A relação dos Estados Unidos com o restante da América Latina mudou na Cúpula das Américas?
Acho que os Estados Unidos entenderam que a América Latina não é um todo homogêneo. A palavra mais usada foi diversidade. Há um respeito mútuo. É claro que sempre há conflitos. Mas não há mais aquela postura "eu tenho razão e eu vou impô-la ao mundo".
Nesta nova relação dos Estados Unidos com a região, como fica a posição do Brasil como intermediário?
O Brasil sempre terá um peso importante na relação internacional. E parte do peso que tem é sua boa relação na região. Sua capacidade de enfrentar pacificamente, sem grandes conflitos, na região. Isso é parte do nosso poder.
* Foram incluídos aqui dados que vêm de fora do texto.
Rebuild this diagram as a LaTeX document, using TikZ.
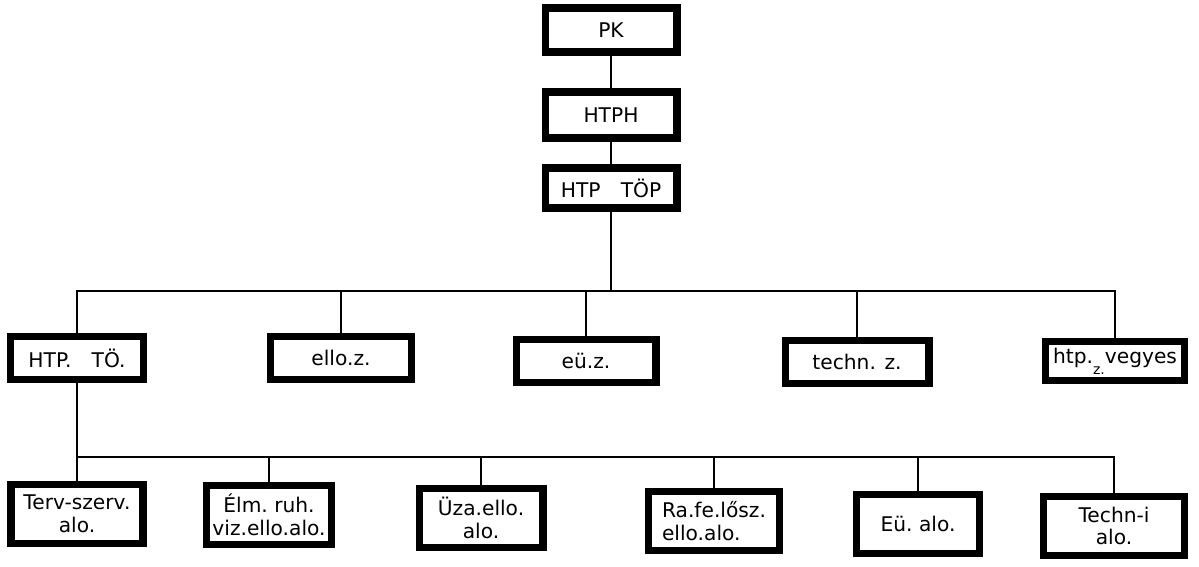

Quais são os próximos passos da diplomacia brasileira?
Não podemos escolher uma única linha de ação internacional. A América do Sul sempre será a prioridade número um. Mas o País tem feito muito com a África e vai continuar fazendo. Tem feito com os Brics e vai aprofundar. Vamos continuar trabalhando em outras ações com países em desenvolvimento. O Ibas (Índia, Brasil e África do Sul) tem cada vez mais prestígio. Tem muita coisa pra trabalhar, mas de repente surge um tema novo.